South Korea — Japan’s fierce competitor in the auto, electronics and machinery sectors — has also honed in on South America, and has forged ahead by signing free-trade pacts with Pacific Rim nations Peru and Chile.
This year, a group of Japanese and South Korean companies, including Nippon Steel and Posco, agreed to pay US$1.95 billion for a 15 percent stake in Brazilian metal miner Companhia Brasileira de Metalurgia e Mineracao.
However, no one has been more a more enthusiastic investor in Brazil than China. Brazilian Deputy Minister of Development, Industry and Foreign Trade Alessandro Teixeira said last month China was expected to pour in another US$9 billion this year.
Half of that investment is expected to go into Brazil’s high-tech sector, a move away from the farming and mining sectors long favored by Chinese capital, Texeira told the state-run China Daily.

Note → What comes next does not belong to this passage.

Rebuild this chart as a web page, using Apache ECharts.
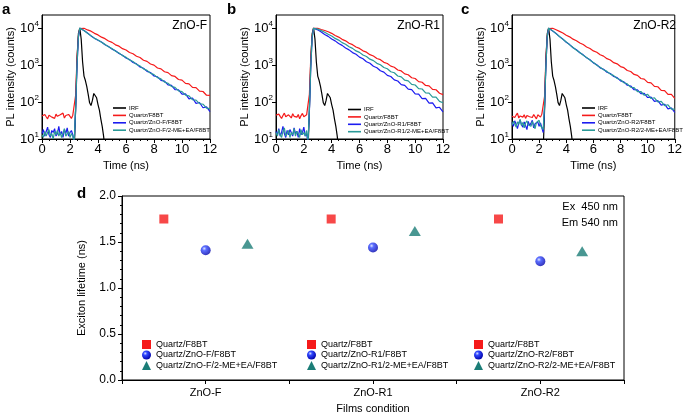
<!DOCTYPE html>
<html><head><meta charset="utf-8">
<script src="https://cdn.jsdelivr.net/npm/echarts@6/dist/echarts.min.js"></script>
<style>html,body{margin:0;padding:0;background:#fff}#c{width:685px;height:416px}</style>
</head><body><div id="c"></div>
<script>
const FONT = 'Arial, "Liberation Sans", sans-serif';

// ---- time axis of the decay traces (ns)
const timeNs = [0,0.1,0.2,0.3,0.4,0.5,0.6,0.7,0.8,0.9,1.0,1.1,1.2,1.3,1.4,1.5,1.6,1.7,1.8,1.9,2.0,2.1,2.2,
  2.3,2.4,2.5,2.6,2.7,2.8,
  3.0,3.25,3.5,3.75,4.0,4.25,4.5,4.75,5.0,5.25,5.5,5.75,6.0,6.25,6.5,6.75,7.0,7.25,7.5,7.75,8.0,8.25,8.5,8.75,9.0,9.25,9.5,9.75,10.0,10.25,10.5,10.75,11.0,11.25,11.5,11.75,12.0];

// ---- instrument response function
const irfTime = [2.3,2.4,2.5,2.6,2.7,2.8,2.9,3.0,3.1,3.2,3.3,3.4,3.5,3.6,3.7,3.8,3.9,4.0,4.1,4.2,4.3,4.4,4.5];
const irfCounts = [5,60,1500,7000,10000,5000,1200,500,380,260,160,95,80,110,170,185,130,85,60,35,22,12,5];

// ---- panel a (ZnO-F)
const aF8BT = [42,38,46,40,35,44,49,39,43,36,47,41,38,45,40,50,37,43,39,46,41,36,44,
  45,150,1500,6000,9600,10000,
  9800,8850,8200,7150,6500,5650,5150,4450,4080,3500,3220,2760,2540,2170,2010,1720,1590,1340,1250,1060,990,830,785,655,620,515,490,405,390,318,308,248,245,196,192,152,150];
const aZnO = [14,18,12,16,21,13,11,17,15,19,12,14,22,13,16,11,18,14,20,12,15,17,13,
  8,60,900,5500,9800,9700,
  8500,7300,6100,5300,4650,4170,3530,3170,2680,2420,2040,1840,1540,1400,1170,1070,885,815,670,625,505,478,382,366,290,280,215,214,163,166,122,128,92,97,70,74,55];
const aZnOEA = [13,11,16,12,15,18,12,14,10,16,13,17,12,15,11,14,19,12,13,16,11,14,12,
  8,70,1000,5800,9900,9700,
  8550,7200,6200,5230,4740,4090,3600,3110,2770,2360,2110,1790,1610,1360,1240,1040,940,785,715,600,548,455,420,345,320,262,248,199,190,153,146,115,112,90,87,68,66];

// ---- panel b (ZnO-R1)
const bF8BT = [44,39,47,41,36,43,50,40,38,45,42,37,48,41,44,39,46,35,43,49,40,38,45,
  45,160,1600,6200,9700,10000,
  9800,9100,8550,7880,7150,6230,5660,4920,4480,3880,3540,3060,2800,2410,2220,1900,1750,1500,1390,1180,1095,930,870,732,690,575,545,452,432,356,342,280,272,220,214,172,158];
const bZnO = [16,13,19,12,15,22,14,11,17,13,18,15,12,20,14,16,11,19,13,15,21,12,14,
  8,55,900,5600,9800,9500,
  8900,7800,6700,5920,5020,4480,3790,3390,2860,2560,2160,1940,1630,1470,1225,1115,925,845,698,640,525,488,395,370,296,282,222,215,166,163,124,125,93,95,69,72,54];
const bZnOEA = [15,12,18,13,11,16,20,12,14,17,11,15,13,19,12,16,14,11,18,13,15,12,17,
  8,65,950,5700,9800,9800,
  9350,8480,7650,6760,6060,5220,4700,4020,3640,3110,2810,2400,2190,1860,1690,1435,1310,1108,1015,855,790,655,615,505,478,388,372,298,288,230,224,176,174,136,136,104,95];

// ---- panel c (ZnO-R2)
const cF8BT = [41,46,38,44,50,37,42,47,39,45,36,43,48,40,44,38,46,41,35,45,42,39,47,
  45,140,1500,6000,9600,10000,
  9800,8950,8080,7300,6360,5750,4990,4530,3910,3560,3070,2790,2400,2200,1885,1735,1480,1360,1155,1075,905,845,708,666,555,525,432,414,338,327,263,258,205,204,160,160,126];
const cZnO = [28,22,31,25,19,27,33,24,21,29,26,18,30,23,27,32,20,26,24,29,22,27,25,
  15,70,950,5700,9800,9600,
  8300,7080,5830,5010,4120,3560,2910,2570,2130,1880,1560,1385,1140,1015,832,765,638,588,488,454,372,349,283,270,214,212,168,170,132,136,104,109,82,87,65,69,52];
const cZnOEA = [24,30,26,21,29,25,34,23,28,20,27,31,24,26,22,30,27,19,28,25,32,23,26,
  18,80,1000,5900,9900,9600,
  8350,7020,5900,4930,4200,3490,2970,2510,2180,1830,1600,1350,1175,985,865,742,670,565,515,430,400,330,308,250,245,190,192,152,161,124,130,100,104,80,84,64,64];

// ---- panel d (exciton lifetime, ns)
const films = ['ZnO-F','ZnO-R1','ZnO-R2'];
const tauF8BT = [1.75,1.75,1.75];
const tauZnO = [1.41,1.44,1.29];
const tauZnOEA = [1.48,1.62,1.40];

// ---- tick settings
const timeTicks = {min:0, max:12, interval:2};
const tauTicks = {min:0, max:2, interval:0.5};

// ---- styling
const RED = '#f51a1a', BLUE = '#1c1cf0', TEAL_LINE = '#2a9a98', TEAL = '#1b7d77', BLACK = '#000';
const sphere = {type:'radial', x:0.36, y:0.33, r:0.7, colorStops:[
  {offset:0, color:'#d8e0ff'}, {offset:0.3, color:'#3048ff'}, {offset:1, color:'#0000a8'}]};

const panelData = [
  {title:'ZnO-F', f8bt:aF8BT, zno:aZnO, znoEA:aZnOEA},
  {title:'ZnO-R1', f8bt:bF8BT, zno:bZnO, znoEA:bZnOEA},
  {title:'ZnO-R2', f8bt:cF8BT, zno:cZnO, znoEA:cZnOEA}
];

const grids = [
  {left:42, top:15, width:168, height:124},
  {left:276, top:15, width:167, height:124},
  {left:512, top:15, width:168, height:124},
  {left:122, top:196, width:502, height:184}
].map(g => Object.assign({show:true, borderColor:'#000', borderWidth:1, backgroundColor:'transparent', containLabel:false}, g));

const axisLine = {show:true, onZero:false, lineStyle:{color:'#000', width:1}};
const xAxes = [], yAxes = [], series = [], legends = [];

const pair = (xs, ys) => xs.map((x, k) => [x, ys[k]]);
const legendPos = [{left:108, top:100}, {left:343, top:101.5}, {left:577, top:100}];

panelData.forEach((p, i) => {
  xAxes.push({
    gridIndex:i, type:'value', min:timeTicks.min, max:timeTicks.max, interval:timeTicks.interval,
    axisLine, axisTick:{show:true, length:4, lineStyle:{color:'#000'}},
    minorTick:{show:true, splitNumber:4, length:2, lineStyle:{color:'#000'}},
    splitLine:{show:false}, minorSplitLine:{show:false},
    axisLabel:{fontSize:13, color:'#000', fontFamily:FONT, margin:4},
    name:'Time (ns)', nameLocation:'middle', nameGap:21,
    nameTextStyle:{fontSize:11, color:'#000', fontFamily:FONT}
  });
  yAxes.push({
    gridIndex:i, type:'log', logBase:10, min:10, max:22400,
    axisLine, axisTick:{show:true, length:4, lineStyle:{color:'#000'}},
    splitLine:{show:false},
    axisLabel:{showMaxLabel:false, color:'#000', fontFamily:FONT, fontSize:13, margin:3,
      formatter: v => '10{s|' + Math.round(Math.log10(v)) + '}',
      rich:{s:{fontSize:8, color:'#000', fontFamily:FONT, verticalAlign:'top', padding:[0,0,8,0]}}},
    name:'PL intensity (counts)', nameLocation:'middle', nameGap:26,
    nameTextStyle:{fontSize:11, color:'#000', fontFamily:FONT}
  });
  const names = ['IRF', 'Quartz/F8BT', 'Quartz/' + p.title + '/F8BT', 'Quartz/' + p.title + '/2-ME+EA/F8BT'];
  const cols = [BLACK, RED, BLUE, TEAL_LINE];
  const datas = [pair(irfTime, irfCounts), pair(timeNs, p.f8bt), pair(timeNs, p.zno), pair(timeNs, p.znoEA)];
  names.forEach((n, k) => {
    series.push({type:'line', name:n, xAxisIndex:i, yAxisIndex:i, data:datas[k], showSymbol:false,
      symbol:'none', clip:true, lineStyle:{color:cols[k], width:1.2}, itemStyle:{color:cols[k]}, silent:true, z:2+k});
  });
  legends.push(Object.assign({
    orient:'vertical', icon:'rect', itemWidth:13, itemHeight:1.6, itemGap:1.4, selectedMode:false,
    textStyle:{fontSize:6, lineHeight:6, color:'#000', fontFamily:FONT, padding:[0,0,0,-2]},
    data: names.map((n, k) => ({name:n, itemStyle:{color:cols[k], borderWidth:0}}))
  }, legendPos[i]));
});

// panel d axes
xAxes.push({
  gridIndex:3, type:'value', min:-0.5, max:2.5, interval:0.5,
  axisLine, axisTick:{show:true, length:4, lineStyle:{color:'#000'}},
  splitLine:{show:false},
  axisLabel:{fontSize:11, color:'#000', fontFamily:FONT, margin:7,
    formatter: v => (Math.abs(v - Math.round(v)) < 1e-9 ? films[Math.round(v)] : '')},
  name:'Films condition', nameLocation:'middle', nameGap:23,
  nameTextStyle:{fontSize:11, color:'#000', fontFamily:FONT}
});
yAxes.push({
  gridIndex:3, type:'value', min:tauTicks.min, max:tauTicks.max, interval:tauTicks.interval,
  axisLine, axisTick:{show:true, length:4, lineStyle:{color:'#000'}},
  minorTick:{show:true, splitNumber:5, length:2, lineStyle:{color:'#000'}},
  splitLine:{show:false}, minorSplitLine:{show:false},
  axisLabel:{fontSize:12, color:'#000', fontFamily:FONT, margin:6, formatter: v => v.toFixed(1)},
  name:'Exciton lifetime (ns)', nameLocation:'middle', nameGap:35,
  nameTextStyle:{fontSize:11, color:'#000', fontFamily:FONT}
});

const markerOffset = {f8bt:-0.25, zno:0, znoEA:0.25};
const dLegendLeft = [137, 302, 469];
films.forEach((f, i) => {
  const nF = 'Quartz/F8BT', nZ = 'Quartz/' + f + '/F8BT', nE = 'Quartz/' + f + '/2-ME+EA/F8BT';
  series.push({type:'scatter', name:nF, xAxisIndex:3, yAxisIndex:3, symbol:'rect', symbolSize:9,
    itemStyle:{color:RED}, data:[[i + markerOffset.f8bt, tauF8BT[i]]], silent:true, z:5});
  series.push({type:'scatter', name:nZ, xAxisIndex:3, yAxisIndex:3, symbol:'circle', symbolSize:10,
    itemStyle:{color:sphere}, data:[[i + markerOffset.zno, tauZnO[i]]], silent:true, z:5});
  series.push({type:'scatter', name:nE, xAxisIndex:3, yAxisIndex:3, symbol:'triangle', symbolSize:[12,10],
    itemStyle:{color:TEAL}, data:[[i + markerOffset.znoEA, tauZnOEA[i]]], silent:true, z:5});
  legends.push({
    orient:'vertical', left:dLegendLeft[i], top:335, itemWidth:9, itemHeight:9, itemGap:1.5, selectedMode:false,
    textStyle:{fontSize:9, lineHeight:9, color:'#000', fontFamily:FONT},
    data:[
      {name:nF, icon:'rect', itemStyle:{color:RED, borderWidth:0}},
      {name:nZ, icon:'circle', itemStyle:{color:sphere, borderWidth:0}},
      {name:nE, icon:'triangle', itemStyle:{color:TEAL, borderWidth:0}}
    ]
  });
});

const txt = (text, x, y, size, opts) => ({type:'text', x, y, silent:true,
  style:Object.assign({text, fill:'#000', font: (opts && opts.bold ? 'bold ' : '') + size + 'px ' + FONT,
    textAlign:(opts && opts.align) || 'left', textVerticalAlign:'middle'}, opts && opts.style)});

const graphics = [
  txt('a', 2, 10, 15, {bold:true}),
  txt('b', 227, 10, 15, {bold:true}),
  txt('c', 461, 10, 15, {bold:true}),
  txt('d', 77, 194, 15, {bold:true}),
  txt(panelData[0].title, 207, 26, 12, {align:'right'}),
  txt(panelData[1].title, 440, 26, 12, {align:'right'}),
  txt(panelData[2].title, 676, 26, 12, {align:'right'}),
  txt('Ex  450 nm', 618, 207, 11, {align:'right'}),
  txt('Em 540 nm', 618, 223, 11, {align:'right'})
];

const chart = echarts.init(document.getElementById('c'), null, {renderer:'canvas'});
chart.setOption({
  animation:false, backgroundColor:'#fff',
  textStyle:{fontFamily:FONT},
  grid:grids, xAxis:xAxes, yAxis:yAxes, series, legend:legends, graphic:graphics, tooltip:{show:false}
});
</script></body></html>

Two-way trade with China hit US$56.4 billion last year. Roughly 70 percent of that was in raw materials such as soybeans and iron ore, but Teixeira said Brazil also wants to boost trade in medium and high-end technology.
Chinese telecom equipment maker ZTE’s (中興通訊) industrial park near Sao Paulo helped its sales revenue last year reach US$600 million in Brazil, a figure expected to grow to US$1 billion this year, the China Daily said.
In April, Brazilian President Dilma Rousseff said during a visit to China that Chinese telecom equipment maker Huawei (華為) had announced it would build a US$300 million to US$400 million research center near Sao Paulo.
Trade in agricultural products is also expected to rise as China seeks to secure supply of grains and oilseeds to meet growing demand at home.
“China has an ongoing need to secure soybean and corn supplies that matches well with South America’s productive strengths,” Rabobank’s Food & Agribusiness Research and Advisory said in a July 28 report.
“Brazil has more resources that could be put into crop production than any other country in the world,” the report said.